> _Source material_
#####

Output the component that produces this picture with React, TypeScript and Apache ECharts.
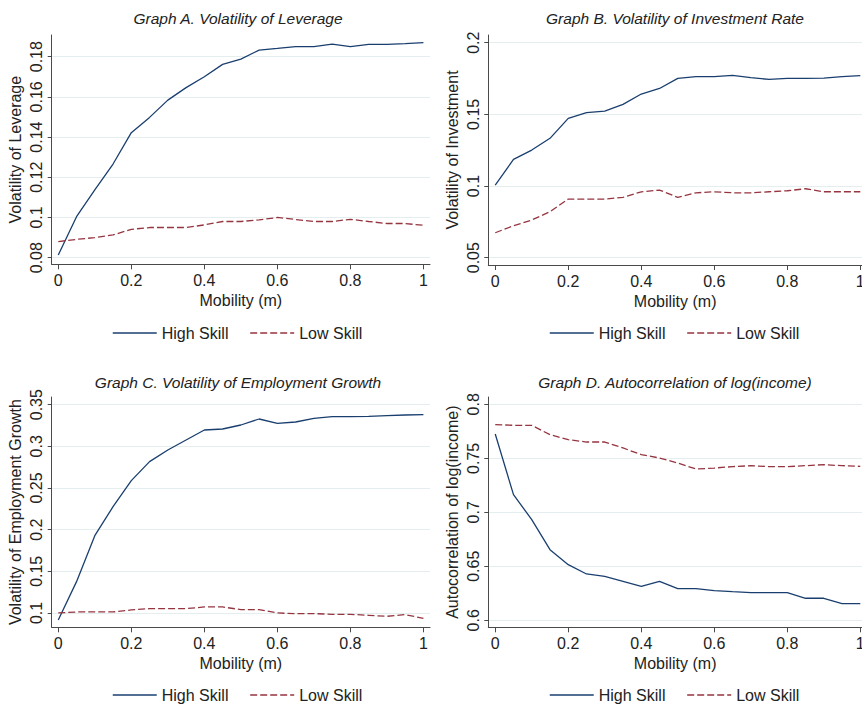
import React, { useEffect, useRef } from "react";
import * as echarts from "echarts";

// ---- data ----
const mobility = [0, 0.05, 0.1, 0.15, 0.2, 0.25, 0.3, 0.35, 0.4, 0.45, 0.5, 0.55, 0.6, 0.65, 0.7, 0.75, 0.8, 0.85, 0.9, 0.95, 1];

const leverageHigh = [0.0813, 0.1004, 0.1137, 0.1266, 0.1422, 0.1498, 0.1584, 0.1646, 0.17, 0.1762, 0.1788, 0.1833, 0.1841, 0.185, 0.185, 0.1863, 0.185, 0.1861, 0.1861, 0.1865, 0.187];
const leverageLow = [0.088, 0.0891, 0.09, 0.0913, 0.0941, 0.095, 0.095, 0.095, 0.0963, 0.098, 0.098, 0.0988, 0.1, 0.099, 0.098, 0.098, 0.0991, 0.098, 0.097, 0.097, 0.0961];

const investHigh = [0.1007, 0.1186, 0.1251, 0.1333, 0.1472, 0.1512, 0.1523, 0.157, 0.1642, 0.1681, 0.1751, 0.1763, 0.1763, 0.1772, 0.1756, 0.1744, 0.1751, 0.1751, 0.1753, 0.1763, 0.177];
const investLow = [0.0674, 0.0723, 0.0763, 0.0821, 0.0909, 0.0909, 0.0909, 0.0921, 0.096, 0.0972, 0.0921, 0.0953, 0.096, 0.0953, 0.0953, 0.096, 0.0967, 0.0981, 0.096, 0.096, 0.096];

const employHigh = [0.0916, 0.1376, 0.1928, 0.2276, 0.2588, 0.2816, 0.2956, 0.3076, 0.3196, 0.3208, 0.3256, 0.3328, 0.3276, 0.3292, 0.3336, 0.3356, 0.3356, 0.336, 0.3368, 0.3376, 0.338];
const employLow = [0.1, 0.1012, 0.1012, 0.1012, 0.1036, 0.1052, 0.1052, 0.1052, 0.1072, 0.1072, 0.104, 0.104, 0.1, 0.0992, 0.0992, 0.0984, 0.0984, 0.0972, 0.096, 0.098, 0.0936];

const incomeHigh = [0.7725, 0.7164, 0.6932, 0.6654, 0.6515, 0.6429, 0.6407, 0.6361, 0.6315, 0.6361, 0.6293, 0.6293, 0.6275, 0.6265, 0.6256, 0.6256, 0.6256, 0.6204, 0.6204, 0.6154, 0.6154];
const incomeLow = [0.7812, 0.7806, 0.7806, 0.7719, 0.7673, 0.7651, 0.7651, 0.7596, 0.7534, 0.7503, 0.7457, 0.7401, 0.741, 0.7423, 0.7432, 0.7423, 0.7423, 0.7432, 0.7441, 0.7432, 0.7426];

const xTicks = [0, 0.2, 0.4, 0.6, 0.8, 1];
const leverageTicks = [0.08, 0.1, 0.12, 0.14, 0.16, 0.18];
const investTicks = [0.05, 0.1, 0.15, 0.2];
const employTicks = [0.1, 0.15, 0.2, 0.25, 0.3, 0.35];
const incomeTicks = [0.6, 0.65, 0.7, 0.75, 0.8];

const titles = [
  "Graph A. Volatility of Leverage",
  "Graph B. Volatility of Investment Rate",
  "Graph C. Volatility of Employment Growth",
  "Graph D. Autocorrelation of log(income)",
];
const yNames = [
  "Volatility of Leverage",
  "Volatility of Investment",
  "Volatility of Employment Growth",
  "Autocorrelation of log(income)",
];
const xName = "Mobility (m)";
const seriesNames = ["High Skill", "Low Skill"];

// ---- styling / layout ----
const FONT = "'Liberation Sans', Arial, Helvetica, sans-serif";
const HIGH_COLOR = "#1a3f6f";
const LOW_COLOR = "#953540";
const TEXT = "#222";
const AXIS = "#4a4a4a";
const GRIDLINE = "#e4eeef";

const panels = [
  { grid: { left: 51.7, top: 35, width: 378.3, height: 229.3 }, x: [-0.018, 1.018], y: [0.0767, 0.1908], ticks: leverageTicks, hi: leverageHigh, lo: leverageLow, title: [238, 18.5], legend: [112, 325] },
  { grid: { left: 488.3, top: 35, width: 373.7, height: 230 }, x: [-0.019, 1.0047], y: [0.0449, 0.2054], ticks: investTicks, hi: investHigh, lo: investLow, title: [675, 18.5], legend: [549, 325] },
  { grid: { left: 51.7, top: 397, width: 378.3, height: 230.3 }, x: [-0.018, 1.018], y: [0.0828, 0.3592], ticks: employTicks, hi: employHigh, lo: employLow, title: [238, 382], legend: [112, 687] },
  { grid: { left: 488.3, top: 397, width: 373.7, height: 230.3 }, x: [-0.019, 1.0047], y: [0.5935, 0.8068], ticks: incomeTicks, hi: incomeHigh, lo: incomeLow, title: [675, 382], legend: [549, 687] },
];

function pairs(ys: number[]) {
  return mobility.map((m, i) => [m, ys[i]]);
}

export default function App() {
  const ref = useRef<HTMLDivElement>(null);
  useEffect(() => {
    if (!ref.current) return;
    const chart = echarts.init(ref.current, undefined, { renderer: "svg" });
    const axisLabel = { color: TEXT, fontSize: 16, fontFamily: FONT };
    const option: any = {
      animation: false,
      backgroundColor: "#fff",
      textStyle: { fontFamily: FONT },
      grid: panels.map((p) => ({ ...p.grid, containLabel: false, outerBoundsMode: "none" })),
      xAxis: panels.map((p, i) => ({
        type: "value",
        gridIndex: i,
        min: p.x[0],
        max: p.x[1],
        name: xName,
        nameLocation: "middle",
        nameGap: 28,
        nameTextStyle: { color: TEXT, fontSize: 16, fontFamily: FONT },
        axisLine: { show: true, onZero: false, lineStyle: { color: AXIS, width: 1 } },
        axisTick: { show: true, length: 5, customValues: xTicks, lineStyle: { color: AXIS } },
        axisLabel: { ...axisLabel, margin: 8, customValues: xTicks, formatter: (v: number) => String(v) },
        splitLine: { show: false },
      })),
      yAxis: panels.map((p, i) => ({
        type: "value",
        gridIndex: i,
        min: p.y[0],
        max: p.y[1],
        name: yNames[i],
        nameLocation: "middle",
        nameGap: 28,
        nameTextStyle: { color: TEXT, fontSize: 16, fontFamily: FONT },
        axisLine: { show: true, onZero: false, lineStyle: { color: AXIS, width: 1 } },
        axisTick: { show: true, length: 4, customValues: p.ticks, lineStyle: { color: AXIS } },
        axisLabel: { ...axisLabel, margin: 7, rotate: 90, customValues: p.ticks, formatter: (v: number) => String(v) },
        splitLine: { show: true, lineStyle: { color: GRIDLINE, width: 1 } },
      })),
      legend: panels.map((p) => ({
        left: p.legend[0],
        top: p.legend[1],
        padding: 0,
        itemWidth: 44,
        itemHeight: 14,
        itemGap: 21,
        selectedMode: false,
        data: seriesNames,
        itemStyle: { opacity: 0, color: "rgba(0,0,0,0)", borderColor: "rgba(0,0,0,0)", borderWidth: 0 },
        lineStyle: { width: 1.5 },
        textStyle: { color: TEXT, fontSize: 16, fontFamily: FONT },
      })),
      series: panels.flatMap((p, i) => [
        {
          type: "line",
          name: seriesNames[0],
          xAxisIndex: i,
          yAxisIndex: i,
          data: pairs(p.hi),
          symbol: "none",
          lineStyle: { color: HIGH_COLOR, width: 1.3 },
          itemStyle: { color: HIGH_COLOR },
        },
        {
          type: "line",
          name: seriesNames[1],
          xAxisIndex: i,
          yAxisIndex: i,
          data: pairs(p.lo),
          symbol: "none",
          lineStyle: { color: LOW_COLOR, width: 1.3, type: [7, 3] },
          itemStyle: { color: LOW_COLOR },
        },
      ]),
      graphic: panels.map((p, i) => ({
        type: "text",
        x: p.title[0],
        y: p.title[1],
        style: {
          text: titles[i],
          fill: TEXT,
          fontSize: 15.5,
          fontStyle: "italic",
          fontFamily: FONT,
          align: "center",
          verticalAlign: "middle",
        },
      })),
    };
    chart.setOption(option);
    return () => chart.dispose();
  }, []);
  return (
    <div
      ref={ref}
      style={{ position: "absolute", left: 0, top: 0, width: 862, height: 705, background: "#fff" }}
    />
  );
}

#####

> _The problem_
Repeat only the lines from the beginning of the material through the line containing "0.097, 0.097, 0.0961];", both ends kept, leaving pictures out.

> _Exercise solution_
Output the component that produces this picture with React, TypeScript and Apache ECharts.
import React, { useEffect, useRef } from "react";
import * as echarts from "echarts";

// ---- data ----
const mobility = [0, 0.05, 0.1, 0.15, 0.2, 0.25, 0.3, 0.35, 0.4, 0.45, 0.5, 0.55, 0.6, 0.65, 0.7, 0.75, 0.8, 0.85, 0.9, 0.95, 1];

const leverageHigh = [0.0813, 0.1004, 0.1137, 0.1266, 0.1422, 0.1498, 0.1584, 0.1646, 0.17, 0.1762, 0.1788, 0.1833, 0.1841, 0.185, 0.185, 0.1863, 0.185, 0.1861, 0.1861, 0.1865, 0.187];
const leverageLow = [0.088, 0.0891, 0.09, 0.0913, 0.0941, 0.095, 0.095, 0.095, 0.0963, 0.098, 0.098, 0.0988, 0.1, 0.099, 0.098, 0.098, 0.0991, 0.098, 0.097, 0.097, 0.0961];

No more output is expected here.